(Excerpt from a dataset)
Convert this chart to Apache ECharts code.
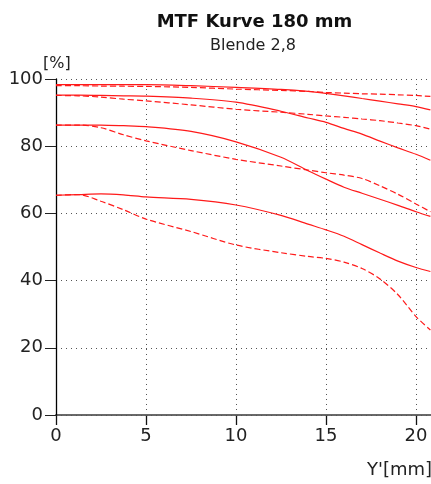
<!DOCTYPE html>
<html>
<head>
<meta charset="utf-8">
<script src="https://cdn.jsdelivr.net/npm/echarts@6/dist/echarts.min.js"></script>
<style>
  html, body { margin: 0; padding: 0; background: #fff; }
  #chart { width: 431px; height: 484px; }
</style>
</head>
<body>
<div id="chart"></div>
<script>
// Image height Y' in mm, shared by all curves
const imageHeight = [0, 1.25, 2.5, 3.75, 5, 7.5, 10, 12.5, 14, 15, 16, 17, 18, 19, 20, 20.8];

// MTF contrast in %, four spatial frequencies (solid = radial, dashed = tangential)
const mtf1Solid  = [98.3, 98.3, 98.3, 98.3, 98.3, 98.0, 97.5, 96.9, 96.3, 95.7, 95.0, 94.2, 93.4, 92.6, 91.8, 90.8];
const mtf1Dashed = [98.0, 98.0, 97.9, 97.85, 97.8, 97.5, 97.0, 96.6, 96.3, 96.0, 95.8, 95.6, 95.5, 95.3, 95.1, 94.8];
const mtf2Solid  = [95.2, 95.2, 95.1, 95.0, 94.9, 94.3, 93.1, 90.4, 88.4, 87.1, 85.3, 83.6, 81.5, 79.5, 77.6, 75.8];
const mtf2Dashed = [95.1, 95.0, 94.6, 94.0, 93.5, 92.3, 91.0, 90.1, 89.5, 89.0, 88.6, 88.1, 87.6, 86.9, 86.1, 85.1];
const mtf3Solid  = [86.3, 86.3, 86.3, 86.1, 85.8, 84.4, 81.3, 76.7, 72.7, 70.2, 67.8, 66.0, 64.2, 62.4, 60.5, 59.1];
const mtf3Dashed = [86.3, 86.3, 85.5, 83.4, 81.6, 78.7, 76.1, 74.1, 72.9, 72.1, 71.4, 70.4, 68.2, 65.7, 62.8, 60.5];
const mtf4Solid  = [65.4, 65.6, 65.8, 65.5, 64.9, 64.2, 62.5, 59.4, 56.8, 55.1, 53.2, 50.7, 48.2, 45.8, 43.9, 42.7];
const mtf4Dashed = [65.4, 65.6, 63.6, 61.1, 58.3, 54.6, 50.6, 48.3, 47.2, 46.6, 45.5, 43.6, 40.5, 35.8, 29.3, 25.3];

const xTicks = [0, 5, 10, 15, 20];
const yTicks = [0, 20, 40, 60, 80, 100];

const FONT = '"DejaVu Sans", "Liberation Sans", sans-serif';

function pairs(ys) {
  return imageHeight.map((x, i) => [x, ys[i]]);
}

function curve(ys, dashed) {
  return {
    type: 'line',
    data: pairs(ys),
    smooth: 0.3,
    showSymbol: false,
    clip: false,
    lineStyle: {
      color: '#ff1a1a',
      width: 1.2,
      type: dashed ? [6, 3] : 'solid'
    },
    z: 5
  };
}

const chart = echarts.init(document.getElementById('chart'), null, { renderer: 'canvas' });

chart.setOption({
  animation: false,
  backgroundColor: '#ffffff',
  // plot area runs past the right edge of the canvas (25 mm span, 18 px per mm)
  grid: { left: 56, top: 79, bottom: 69, width: 450, containLabel: false, outerBoundsMode: 'none' },
  xAxis: [
    {
      type: 'value',
      min: 0,
      max: 25,
      interval: 5,
      position: 'bottom',
      axisLine: { show: true, onZero: false, lineStyle: { color: '#777', width: 2 } },
      axisTick: { show: true, length: 10, lineStyle: { color: '#111', width: 1.3 } },
      axisLabel: {
        margin: 12,
        fontSize: 18,
        fontFamily: FONT,
        color: '#222',
        formatter: v => (xTicks.includes(v) ? String(v) : '')
      },
      splitLine: { show: true, lineStyle: { color: '#555', width: 1, type: [1, 4] } }
    },
    {
      type: 'value',
      min: 0,
      max: 25,
      position: 'top',
      axisLine: { show: true, lineStyle: { color: '#666', width: 1.5 } },
      axisTick: { show: false },
      axisLabel: { show: false },
      splitLine: { show: false }
    }
  ],
  yAxis: {
    type: 'value',
    min: 0,
    max: 100,
    interval: 20,
    axisLine: { show: true, onZero: false, lineStyle: { color: '#000', width: 1.3 } },
    axisTick: { show: true, length: 11, lineStyle: { color: '#222', width: 1 } },
    axisLabel: {
      margin: 13,
      fontSize: 18,
      fontFamily: FONT,
      color: '#222',
      formatter: v => (yTicks.includes(v) ? String(v) : '')
    },
    splitLine: { show: true, lineStyle: { color: '#555', width: 1, type: [1, 4] } },
    z: 3
  },
  series: [
    curve(mtf1Solid, false),
    curve(mtf1Dashed, true),
    curve(mtf2Solid, false),
    curve(mtf2Dashed, true),
    curve(mtf3Solid, false),
    curve(mtf3Dashed, true),
    curve(mtf4Solid, false),
    curve(mtf4Dashed, true)
  ],
  graphic: [
    {
      type: 'text', x: 254.5, y: 13,
      style: { text: 'MTF Kurve 180 mm', font: 'bold 18px ' + FONT, fill: '#111', align: 'center', verticalAlign: 'top' }
    },
    {
      type: 'text', x: 253, y: 38,
      style: { text: 'Blende 2,8', font: '16px ' + FONT, fill: '#222', align: 'center', verticalAlign: 'top' }
    },
    {
      type: 'text', x: 43, y: 56,
      style: { text: '[%]', font: '16px ' + FONT, fill: '#222', verticalAlign: 'top' }
    },
    {
      type: 'text', x: 367, y: 461,
      style: { text: "Y'[mm]", font: '18px ' + FONT, fill: '#222', verticalAlign: 'top' }
    }
  ]
});
</script>
</body>
</html>
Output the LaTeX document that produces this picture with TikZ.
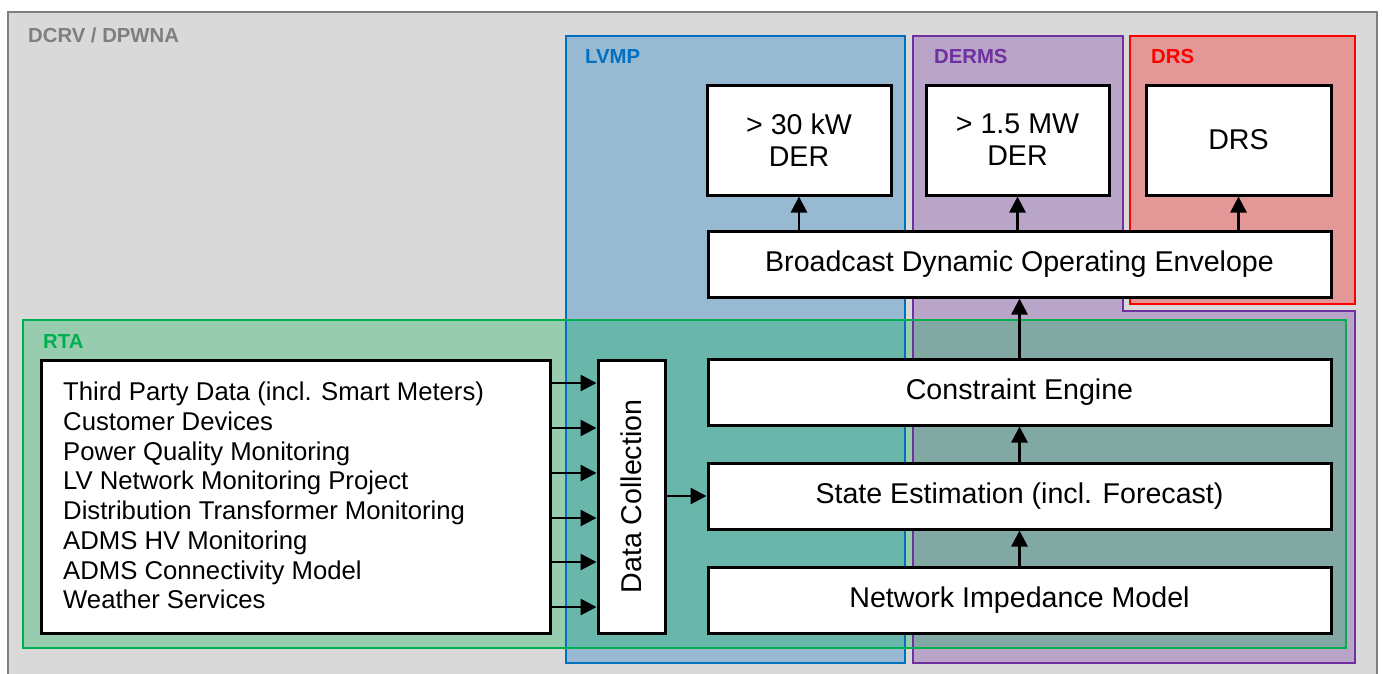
\documentclass[tikz,border=0pt]{standalone}
\usepackage{fontspec}
\setmainfont{Liberation Sans}
\usetikzlibrary{arrows.meta}
\definecolor{outerfill}{HTML}{D9D9D9}
\definecolor{outerline}{HTML}{808080}
\definecolor{lvmpc}{HTML}{0070C0}
\definecolor{dermsc}{HTML}{7030A0}
\definecolor{drsc}{HTML}{FF0000}
\definecolor{rtac}{HTML}{00B050}
\definecolor{labelgray}{HTML}{7F7F7F}
\tikzset{
  region/.style={line width=1.5pt},
  wbox/.style={draw=black, fill=white, line width=3pt, inner sep=0pt,
    font=\fontsize{28.6}{32}\selectfont, align=center},
  rlabel/.style={anchor=west, font=\fontsize{20.3}{22}\selectfont\bfseries, inner sep=0pt},
  arr/.style={-{Triangle[length=16pt,width=16pt]}, line width=2.8pt},
}
\begin{document}
\begin{tikzpicture}[x=1pt,y=-1pt]
\useasboundingbox (0,0) rectangle (1383,673);
\begin{scope}
\clip (0,0) rectangle (1383,673);
% outer
\draw[fill=outerfill, draw=outerline, line width=1.5pt] (8,12) rectangle (1377,690);
% LVMP
\fill[lvmpc, opacity=0.3] (566,36) rectangle (905,663);
% DERMS (L shape)
\fill[dermsc, opacity=0.3] (913,36) -- (1123,36) -- (1123,311) -- (1355,311) -- (1355,663) -- (913,663) -- cycle;
% DRS
\fill[drsc, opacity=0.3] (1130,36) rectangle (1355,304);
% RTA
\fill[rtac, opacity=0.3] (23,320) rectangle (1346,648);
\draw[region, draw=lvmpc] (566,36) rectangle (905,663);
\draw[region, draw=dermsc] (913,36) -- (1123,36) -- (1123,311) -- (1355,311) -- (1355,663) -- (913,663) -- cycle;
\draw[region, draw=drsc] (1130,36) rectangle (1355,304);
\draw[region, draw=rtac] (23,320) rectangle (1346,648);
\end{scope}
% labels
\node[rlabel, text=labelgray] (lblouter) at (28,35) {DCRV / DPWNA};
\node[rlabel, text=lvmpc] (lbllvmp) at (585,57) {LVMP};
\node[rlabel, text=dermsc] (lblderms) at (934,57) {DERMS};
\node[rlabel, text=drsc] (lbldrs) at (1151,57) {DRS};
\node[rlabel, text=rtac] (lblrta) at (43,342) {RTA};
% boxes
\node[wbox, minimum width=184pt, minimum height=110pt] (der30) at (799,140) {{>} 30 kW\\DER};
\node[wbox, minimum width=183pt, minimum height=110pt] (der15) at (1017.5,140) {{>} 1.5 MW\\DER};
\node[wbox, minimum width=185pt, minimum height=110pt] (drs) at (1238.5,140) {DRS};
\node[wbox, minimum width=623pt, minimum height=66pt] (bdoe) at (1019.5,264) {Broadcast Dynamic Operating Envelope};
\node[wbox, minimum width=623pt, minimum height=66pt] (ce) at (1019.5,392) {Constraint Engine};
\node[wbox, minimum width=623pt, minimum height=66pt] (se) at (1019.5,496) {State Estimation (incl. Forecast)};
\node[wbox, minimum width=623pt, minimum height=66pt] (nim) at (1019.5,600) {Network Impedance Model};
\node[wbox, minimum width=67pt, minimum height=273pt] (dc) at (631.5,496.5) {};
\node[font=\fontsize{28.6}{32}\selectfont, rotate=90, inner sep=0pt] (dctext) at (dc.center) {Data Collection};
\node[wbox, minimum width=509pt, minimum height=273pt] (src) at (295.5,496.5) {};
\node[anchor=north west, align=left, inner sep=0pt, font=\fontsize{25.7}{29.7}\selectfont] (srctext) at (63,382)
 {Third Party Data (incl. Smart Meters)\\Customer Devices\\Power Quality Monitoring\\LV Network Monitoring Project\\Distribution Transformer Monitoring\\ADMS HV Monitoring\\ADMS Connectivity Model\\Weather Services};
% arrows
\foreach \yy in {383,428,473,518,562,607}{
  \coordinate (a\yy) at (src.east |- 0,\yy);
  \coordinate (b\yy) at (dc.west |- 0,\yy);
  \draw[arr] (a\yy) -- (b\yy);
}
\draw[arr] (dc.east |- se.west) -- (se.west);
\draw[arr] (nim.north) -- (se.south);
\draw[arr] (se.north) -- (ce.south);
\draw[arr] (ce.north) -- (bdoe.south);
\draw[arr] (bdoe.north -| der30.south) -- (der30.south);
\draw[arr] (bdoe.north -| der15.south) -- (der15.south);
\draw[arr] (bdoe.north -| drs.south) -- (drs.south);
\end{tikzpicture}
\end{document}
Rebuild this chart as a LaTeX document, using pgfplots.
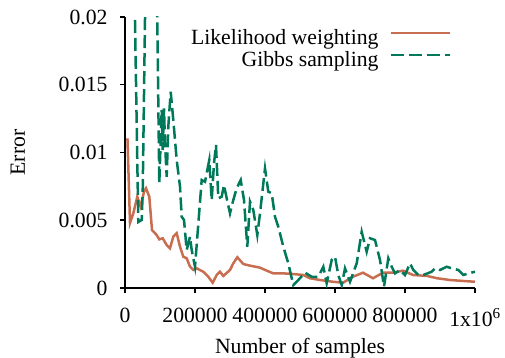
\documentclass[border=0pt]{standalone}
\usepackage{fontspec}
\setmainfont{Liberation Serif}
\usepackage{pgfplots}
\usepackage{pgfplotstable}
\pgfplotsset{compat=1.18}
\definecolor{lw}{RGB}{200,110,80}
\definecolor{gs}{RGB}{0,121,90}
\pgfplotstableread{
x y
7000 0.01105
14286 0.00480
23714 0.00551
35143 0.00674
44857 0.00600
54286 0.00711
60000 0.00736
69429 0.00674
77143 0.00428
90571 0.00391
98000 0.00359
107714 0.00367
119143 0.00317
128571 0.00293
138000 0.00379
147714 0.00404
157143 0.00305
166571 0.00231
176286 0.00219
185714 0.00157
195143 0.00133
204857 0.00145
223714 0.00120
238000 0.00083
250571 0.00039
262000 0.00096
271429 0.00120
280857 0.00089
300000 0.00133
309429 0.00182
320857 0.00227
338000 0.00177
357143 0.00165
385714 0.00150
404857 0.00128
423714 0.00108
452286 0.00108
480857 0.00103
509429 0.00096
528571 0.00072
557143 0.00059
594286 0.00046
622857 0.00039
651429 0.00083
680000 0.00113
708571 0.00072
737143 0.00113
765714 0.00113
794286 0.00128
822857 0.00096
862857 0.00089
891429 0.00072
928571 0.00059
965714 0.00052
1000000 0.00046
}\lwdata
\pgfplotstableread{
x y
10000 0.049
38000 0.00487
47714 0.00502
50571 0.00708
65000 0.035
85000 0.035
98000 0.00773
102000 0.01092
104857 0.01314
107714 0.01018
111429 0.01326
114286 0.01070
119143 0.00821
123714 0.01190
130571 0.01449
138000 0.01240
147714 0.00945
157143 0.00748
162000 0.00526
168571 0.00502
176286 0.00280
185714 0.00379
190571 0.00280
200000 0.00157
219143 0.00797
228571 0.00784
235143 0.00871
240857 0.00945
247714 0.00649
254286 0.00920
260000 0.01055
266571 0.00662
276286 0.00674
282857 0.00760
290571 0.00662
300000 0.00551
309429 0.00649
319143 0.00736
330571 0.00797
340000 0.00649
349429 0.00305
357143 0.00637
366571 0.00576
378000 0.00391
385714 0.00551
400000 0.00883
409429 0.00711
419143 0.00699
428571 0.00526
438000 0.00452
452286 0.00305
466571 0.00182
480857 0.00022
495143 0.00059
514286 0.00113
533429 0.00083
552286 0.00083
566571 0.00157
576286 0.00035
590571 0.00207
600000 0.00231
609429 0.00096
619143 0.00022
628571 0.00145
642857 0.00046
662000 0.00182
676286 0.00415
690571 0.00268
700000 0.00367
714286 0.00354
728571 0.00207
740000 0.00010
752286 0.00219
762000 0.00157
771429 0.00108
785714 0.00133
800000 0.00096
814286 0.00182
823714 0.00133
838000 0.00096
852286 0.00096
876286 0.00120
885714 0.00145
900000 0.00133
919143 0.00157
933429 0.00145
952286 0.00133
966571 0.00096
980857 0.00108
1000000 0.00120
}\gsdata
\begin{document}
\begin{tikzpicture}[font=\fontsize{21.7bp}{24bp}\selectfont]
\path[use as bounding box] (-125bp,-70bp) rectangle (380bp,288bp);
\begin{axis}[
 at={(0,0)}, anchor=south west,
 scale only axis, width=350bp, height=271bp,
 xmin=0, xmax=1000000, ymin=0, ymax=0.02,
 axis lines=left,
 axis line style={line width=2.5bp, -},
 tick align=outside, tick style={black, line width=1.5bp}, major tick length=5bp,
 xtick={0,200000,400000,600000,800000,1000000},
 xticklabels={0,200000,400000,600000,800000,1x10\textsuperscript{6}},
 ytick={0,0.005,0.01,0.015,0.02},
 yticklabels={0,0.005,0.01,0.015,0.02},
 xticklabel style={yshift=-12bp},
 yticklabel style={xshift=-9bp},
 scaled x ticks=false, scaled y ticks=false,
 xlabel={Number of samples}, ylabel={Error},
 xlabel style={at={(axis description cs:0.5,-0.240)}, anchor=base},
 ylabel style={at={(axis description cs:-0.306,0.5)}, anchor=center},
 legend style={draw=none, fill=none, inner sep=0pt, at={(rel axis cs:0.932,0.956)}, anchor=north east, legend cell align=right, row sep=2bp, column sep=11bp, nodes={inner sep=0pt, text height=15bp, text depth=5bp}},
 legend plot pos=right,
 legend image code/.code={\draw[#1] (0bp,6bp) -- (59bp,6bp);},
]
\addplot[lw, line width=2.5bp, no markers] table[x=x,y=y] {\lwdata};
\addlegendentry{Likelihood weighting}
\addplot[gs, line width=2.5bp, no markers, dash pattern=on 13bp off 5bp] table[x=x,y=y] {\gsdata};
\addlegendentry{Gibbs sampling}
\end{axis}
\end{tikzpicture}
\end{document}
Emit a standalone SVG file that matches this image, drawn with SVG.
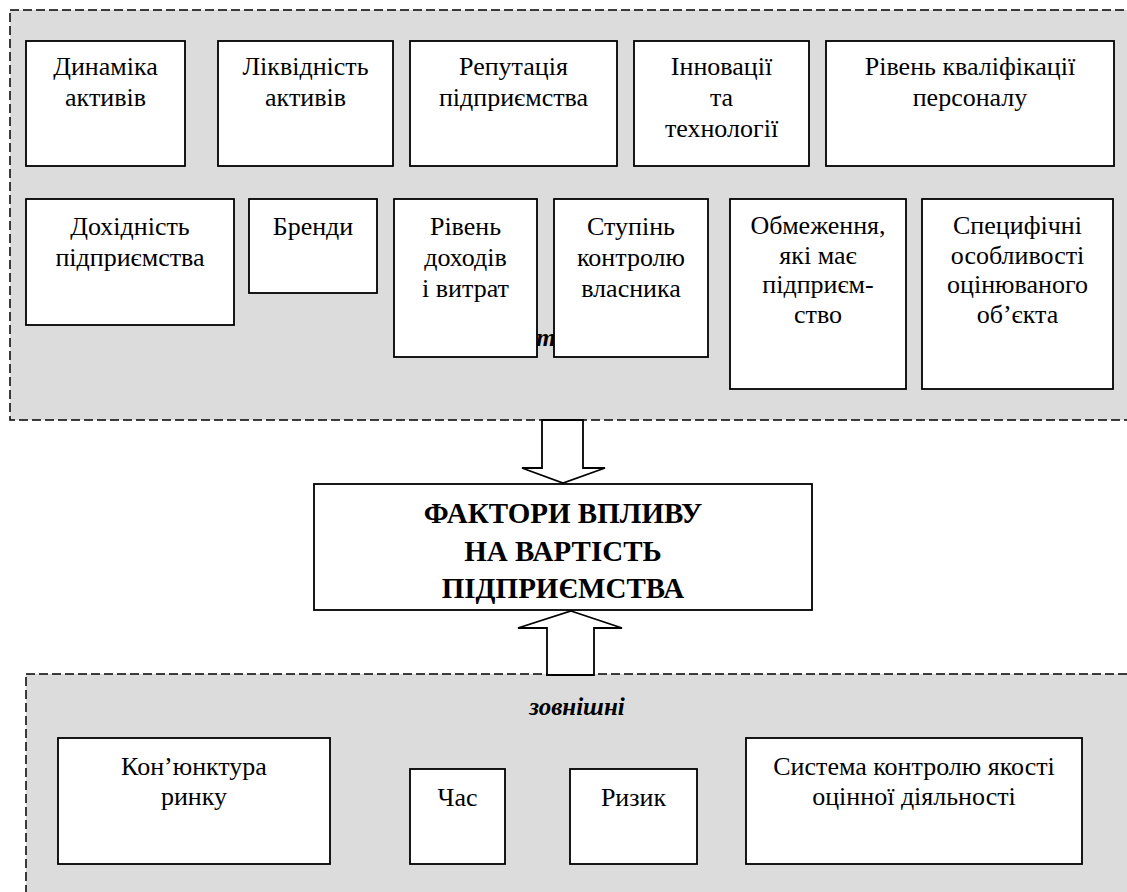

* _Exercise prompt_
Find the word "standalone" in the material, then list each line that holds it.

* _Exercise result_
\documentclass[tikz,border=0pt]{standalone}
\documentclass[border=0pt]{standalone}
Emit a standalone SVG file that matches this image, drawn with SVG.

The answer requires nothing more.